The space sampling points are thus arranged in a lattice-like pattern, as shown in FIG. 9, at the same intervals at which the pixels 1, 1, . . . are arranged.
As shown in FIG. 8, in the method of reading out signals for the above solid-state imaging device, the timing of both a final gate transfer pulse signal .phi..sub.H1 ' and a reset pulse signal .phi..sub.R is set so as to synchronize with a horizontal CCD drive pulse signal .phi..sub.H1 and a horizontal CCD drive pulse signal .phi..sub.H2 with the same clock cycle. Therefore, every space sampling point is positioned at the middle point between two vertically adjacent pixels constituting each pixel pair. That is, the signal charge obtained from a given space sampling point represents combined signal charges of two vertically adjacent pixels.

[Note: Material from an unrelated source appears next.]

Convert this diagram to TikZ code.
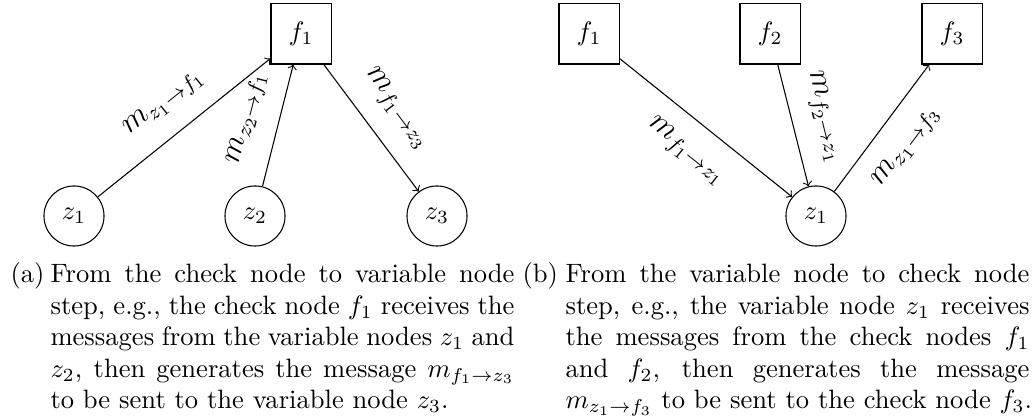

However, with the recent advances toward increased pixel count and miniaturization of optics, the unit pixel area has been reduced to such a degree that the sensitivity characteristics of photoelectric convertors under a low light intensity are now nearing the theoretical point where shot noise associated with photoelectric conversion will become dominant. Therefore, the above method of reading out signals for a solid-state imaging device has the problem that since the signal charge of one space sampling point is obtained by combining signal charges of two vertically arranged pixels 1 and 1, the absolute signal charge amount is low per space sampling point, resulting in a drop in the signal-to-noise ratio under a low light intensity, and hence degradation in sensitivity characteristics.